>>>

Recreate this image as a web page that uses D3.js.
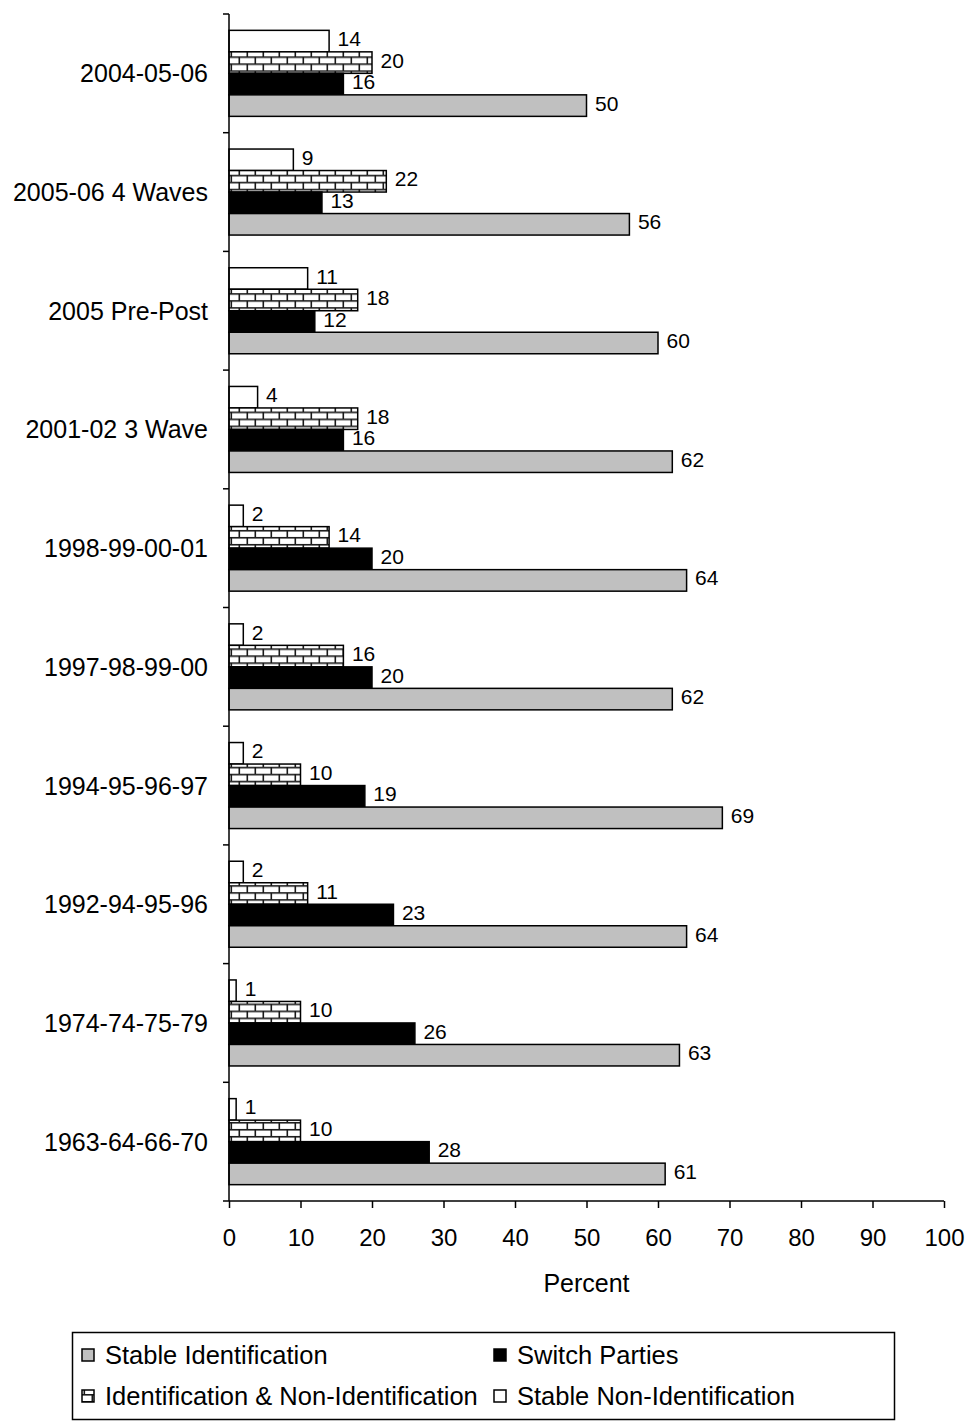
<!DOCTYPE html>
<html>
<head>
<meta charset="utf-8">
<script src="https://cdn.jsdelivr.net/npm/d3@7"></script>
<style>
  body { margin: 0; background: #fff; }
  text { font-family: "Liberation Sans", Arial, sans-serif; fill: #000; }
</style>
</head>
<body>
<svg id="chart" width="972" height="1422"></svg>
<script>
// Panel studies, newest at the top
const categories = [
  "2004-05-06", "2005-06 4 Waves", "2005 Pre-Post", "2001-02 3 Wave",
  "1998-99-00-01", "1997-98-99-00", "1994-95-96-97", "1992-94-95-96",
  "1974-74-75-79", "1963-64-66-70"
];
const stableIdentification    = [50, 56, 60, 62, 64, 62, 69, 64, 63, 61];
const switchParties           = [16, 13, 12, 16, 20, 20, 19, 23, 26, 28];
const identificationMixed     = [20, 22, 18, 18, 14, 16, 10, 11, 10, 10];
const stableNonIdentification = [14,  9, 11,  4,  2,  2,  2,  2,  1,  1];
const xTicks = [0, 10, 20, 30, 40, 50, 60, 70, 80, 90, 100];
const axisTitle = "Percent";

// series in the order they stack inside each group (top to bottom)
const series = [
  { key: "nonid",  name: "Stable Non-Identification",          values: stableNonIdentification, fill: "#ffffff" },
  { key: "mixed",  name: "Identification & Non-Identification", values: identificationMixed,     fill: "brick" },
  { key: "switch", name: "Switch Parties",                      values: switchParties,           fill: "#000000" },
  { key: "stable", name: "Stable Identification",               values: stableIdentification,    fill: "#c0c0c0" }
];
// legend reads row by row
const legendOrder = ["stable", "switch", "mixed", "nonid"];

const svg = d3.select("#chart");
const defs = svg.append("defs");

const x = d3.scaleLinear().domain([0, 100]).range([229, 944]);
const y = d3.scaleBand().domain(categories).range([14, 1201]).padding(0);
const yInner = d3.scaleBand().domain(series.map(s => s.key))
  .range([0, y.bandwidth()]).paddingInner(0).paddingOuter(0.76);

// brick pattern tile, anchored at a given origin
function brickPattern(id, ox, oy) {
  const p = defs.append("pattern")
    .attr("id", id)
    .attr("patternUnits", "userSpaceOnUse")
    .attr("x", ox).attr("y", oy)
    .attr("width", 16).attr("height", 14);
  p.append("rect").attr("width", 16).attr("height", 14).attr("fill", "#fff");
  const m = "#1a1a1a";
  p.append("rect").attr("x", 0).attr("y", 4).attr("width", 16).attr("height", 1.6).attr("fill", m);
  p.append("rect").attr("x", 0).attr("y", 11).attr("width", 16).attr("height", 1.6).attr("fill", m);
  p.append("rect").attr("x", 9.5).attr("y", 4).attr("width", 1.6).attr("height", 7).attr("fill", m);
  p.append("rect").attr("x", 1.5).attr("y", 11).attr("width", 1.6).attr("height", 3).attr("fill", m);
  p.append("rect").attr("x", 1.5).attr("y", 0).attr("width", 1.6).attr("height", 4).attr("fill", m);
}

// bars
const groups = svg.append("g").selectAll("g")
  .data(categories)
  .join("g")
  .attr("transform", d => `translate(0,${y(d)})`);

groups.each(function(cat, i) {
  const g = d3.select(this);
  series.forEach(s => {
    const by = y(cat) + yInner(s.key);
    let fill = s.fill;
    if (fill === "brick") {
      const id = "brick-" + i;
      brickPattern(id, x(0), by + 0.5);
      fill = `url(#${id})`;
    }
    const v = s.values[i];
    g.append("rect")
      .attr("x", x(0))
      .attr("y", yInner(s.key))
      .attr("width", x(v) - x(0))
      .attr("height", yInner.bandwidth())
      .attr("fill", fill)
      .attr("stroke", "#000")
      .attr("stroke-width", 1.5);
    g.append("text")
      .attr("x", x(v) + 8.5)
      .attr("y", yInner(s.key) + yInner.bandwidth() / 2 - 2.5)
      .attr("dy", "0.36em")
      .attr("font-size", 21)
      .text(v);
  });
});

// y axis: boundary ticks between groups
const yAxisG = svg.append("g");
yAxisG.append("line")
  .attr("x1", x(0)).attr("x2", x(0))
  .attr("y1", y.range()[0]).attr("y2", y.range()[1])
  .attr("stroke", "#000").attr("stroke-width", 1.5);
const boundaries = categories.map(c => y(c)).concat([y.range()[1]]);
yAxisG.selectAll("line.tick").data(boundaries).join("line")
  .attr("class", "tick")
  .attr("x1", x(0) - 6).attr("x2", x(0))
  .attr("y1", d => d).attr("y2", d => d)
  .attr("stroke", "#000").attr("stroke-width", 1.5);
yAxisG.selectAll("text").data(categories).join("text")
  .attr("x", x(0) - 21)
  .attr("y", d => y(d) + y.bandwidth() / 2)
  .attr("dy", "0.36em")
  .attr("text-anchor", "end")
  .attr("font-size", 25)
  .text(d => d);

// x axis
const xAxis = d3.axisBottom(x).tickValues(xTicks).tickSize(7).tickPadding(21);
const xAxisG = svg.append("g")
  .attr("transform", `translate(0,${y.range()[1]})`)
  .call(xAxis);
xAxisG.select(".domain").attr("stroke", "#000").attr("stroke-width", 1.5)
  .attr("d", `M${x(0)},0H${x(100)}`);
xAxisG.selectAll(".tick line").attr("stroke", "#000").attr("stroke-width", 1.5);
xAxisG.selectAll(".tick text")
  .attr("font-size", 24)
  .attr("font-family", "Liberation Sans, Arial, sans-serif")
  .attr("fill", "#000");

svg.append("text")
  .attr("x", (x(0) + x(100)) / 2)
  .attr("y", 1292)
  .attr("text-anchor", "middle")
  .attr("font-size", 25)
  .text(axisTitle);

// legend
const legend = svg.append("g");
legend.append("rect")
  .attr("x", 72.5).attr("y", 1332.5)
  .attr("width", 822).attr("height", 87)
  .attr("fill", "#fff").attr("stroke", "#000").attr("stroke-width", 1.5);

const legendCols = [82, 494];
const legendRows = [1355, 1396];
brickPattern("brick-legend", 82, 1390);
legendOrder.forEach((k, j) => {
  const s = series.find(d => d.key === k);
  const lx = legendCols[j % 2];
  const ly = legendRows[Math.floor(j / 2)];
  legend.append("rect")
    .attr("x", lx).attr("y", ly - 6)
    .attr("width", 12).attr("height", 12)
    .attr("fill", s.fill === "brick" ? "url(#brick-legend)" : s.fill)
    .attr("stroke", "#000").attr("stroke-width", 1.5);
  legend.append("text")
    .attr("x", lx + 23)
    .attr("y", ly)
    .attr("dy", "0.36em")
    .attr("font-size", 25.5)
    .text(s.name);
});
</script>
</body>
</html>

<<<

_Aim_
Repeat the material above in full and exactly, omitting the pictures.

_Exercise result_
Recreate this image as a web page that uses D3.js.
<!DOCTYPE html>
<html>
<head>
<meta charset="utf-8">
<script src="https://cdn.jsdelivr.net/npm/d3@7"></script>
<style>
  body { margin: 0; background: #fff; }
  text { font-family: "Liberation Sans", Arial, sans-serif; fill: #000; }
</style>
</head>
<body>
<svg id="chart" width="972" height="1422"></svg>
<script>
// Panel studies, newest at the top
const categories = [
  "2004-05-06", "2005-06 4 Waves", "2005 Pre-Post", "2001-02 3 Wave",
  "1998-99-00-01", "1997-98-99-00", "1994-95-96-97", "1992-94-95-96",
  "1974-74-75-79", "1963-64-66-70"
];
const stableIdentification    = [50, 56, 60, 62, 64, 62, 69, 64, 63, 61];
const switchParties           = [16, 13, 12, 16, 20, 20, 19, 23, 26, 28];
const identificationMixed     = [20, 22, 18, 18, 14, 16, 10, 11, 10, 10];
const stableNonIdentification = [14,  9, 11,  4,  2,  2,  2,  2,  1,  1];
const xTicks = [0, 10, 20, 30, 40, 50, 60, 70, 80, 90, 100];
const axisTitle = "Percent";

// series in the order they stack inside each group (top to bottom)
const series = [
  { key: "nonid",  name: "Stable Non-Identification",          values: stableNonIdentification, fill: "#ffffff" },
  { key: "mixed",  name: "Identification & Non-Identification", values: identificationMixed,     fill: "brick" },
  { key: "switch", name: "Switch Parties",                      values: switchParties,           fill: "#000000" },
  { key: "stable", name: "Stable Identification",               values: stableIdentification,    fill: "#c0c0c0" }
];
// legend reads row by row
const legendOrder = ["stable", "switch", "mixed", "nonid"];

const svg = d3.select("#chart");
const defs = svg.append("defs");

const x = d3.scaleLinear().domain([0, 100]).range([229, 944]);
const y = d3.scaleBand().domain(categories).range([14, 1201]).padding(0);
const yInner = d3.scaleBand().domain(series.map(s => s.key))
  .range([0, y.bandwidth()]).paddingInner(0).paddingOuter(0.76);

// brick pattern tile, anchored at a given origin
function brickPattern(id, ox, oy) {
  const p = defs.append("pattern")
    .attr("id", id)
    .attr("patternUnits", "userSpaceOnUse")
    .attr("x", ox).attr("y", oy)
    .attr("width", 16).attr("height", 14);
  p.append("rect").attr("width", 16).attr("height", 14).attr("fill", "#fff");
  const m = "#1a1a1a";
  p.append("rect").attr("x", 0).attr("y", 4).attr("width", 16).attr("height", 1.6).attr("fill", m);
  p.append("rect").attr("x", 0).attr("y", 11).attr("width", 16).attr("height", 1.6).attr("fill", m);
  p.append("rect").attr("x", 9.5).attr("y", 4).attr("width", 1.6).attr("height", 7).attr("fill", m);
  p.append("rect").attr("x", 1.5).attr("y", 11).attr("width", 1.6).attr("height", 3).attr("fill", m);
  p.append("rect").attr("x", 1.5).attr("y", 0).attr("width", 1.6).attr("height", 4).attr("fill", m);
}

// bars
const groups = svg.append("g").selectAll("g")
  .data(categories)
  .join("g")
  .attr("transform", d => `translate(0,${y(d)})`);

groups.each(function(cat, i) {
  const g = d3.select(this);
  series.forEach(s => {
    const by = y(cat) + yInner(s.key);
    let fill = s.fill;
    if (fill === "brick") {
      const id = "brick-" + i;
      brickPattern(id, x(0), by + 0.5);
      fill = `url(#${id})`;
    }
    const v = s.values[i];
    g.append("rect")
      .attr("x", x(0))
      .attr("y", yInner(s.key))
      .attr("width", x(v) - x(0))
      .attr("height", yInner.bandwidth())
      .attr("fill", fill)
      .attr("stroke", "#000")
      .attr("stroke-width", 1.5);
    g.append("text")
      .attr("x", x(v) + 8.5)
      .attr("y", yInner(s.key) + yInner.bandwidth() / 2 - 2.5)
      .attr("dy", "0.36em")
      .attr("font-size", 21)
      .text(v);
  });
});

// y axis: boundary ticks between groups
const yAxisG = svg.append("g");
yAxisG.append("line")
  .attr("x1", x(0)).attr("x2", x(0))
  .attr("y1", y.range()[0]).attr("y2", y.range()[1])
  .attr("stroke", "#000").attr("stroke-width", 1.5);
const boundaries = categories.map(c => y(c)).concat([y.range()[1]]);
yAxisG.selectAll("line.tick").data(boundaries).join("line")
  .attr("class", "tick")
  .attr("x1", x(0) - 6).attr("x2", x(0))
  .attr("y1", d => d).attr("y2", d => d)
  .attr("stroke", "#000").attr("stroke-width", 1.5);
yAxisG.selectAll("text").data(categories).join("text")
  .attr("x", x(0) - 21)
  .attr("y", d => y(d) + y.bandwidth() / 2)
  .attr("dy", "0.36em")
  .attr("text-anchor", "end")
  .attr("font-size", 25)
  .text(d => d);

// x axis
const xAxis = d3.axisBottom(x).tickValues(xTicks).tickSize(7).tickPadding(21);
const xAxisG = svg.append("g")
  .attr("transform", `translate(0,${y.range()[1]})`)
  .call(xAxis);
xAxisG.select(".domain").attr("stroke", "#000").attr("stroke-width", 1.5)
  .attr("d", `M${x(0)},0H${x(100)}`);
xAxisG.selectAll(".tick line").attr("stroke", "#000").attr("stroke-width", 1.5);
xAxisG.selectAll(".tick text")
  .attr("font-size", 24)
  .attr("font-family", "Liberation Sans, Arial, sans-serif")
  .attr("fill", "#000");

svg.append("text")
  .attr("x", (x(0) + x(100)) / 2)
  .attr("y", 1292)
  .attr("text-anchor", "middle")
  .attr("font-size", 25)
  .text(axisTitle);

// legend
const legend = svg.append("g");
legend.append("rect")
  .attr("x", 72.5).attr("y", 1332.5)
  .attr("width", 822).attr("height", 87)
  .attr("fill", "#fff").attr("stroke", "#000").attr("stroke-width", 1.5);

const legendCols = [82, 494];
const legendRows = [1355, 1396];
brickPattern("brick-legend", 82, 1390);
legendOrder.forEach((k, j) => {
  const s = series.find(d => d.key === k);
  const lx = legendCols[j % 2];
  const ly = legendRows[Math.floor(j / 2)];
  legend.append("rect")
    .attr("x", lx).attr("y", ly - 6)
    .attr("width", 12).attr("height", 12)
    .attr("fill", s.fill === "brick" ? "url(#brick-legend)" : s.fill)
    .attr("stroke", "#000").attr("stroke-width", 1.5);
  legend.append("text")
    .attr("x", lx + 23)
    .attr("y", ly)
    .attr("dy", "0.36em")
    .attr("font-size", 25.5)
    .text(s.name);
});
</script>
</body>
</html>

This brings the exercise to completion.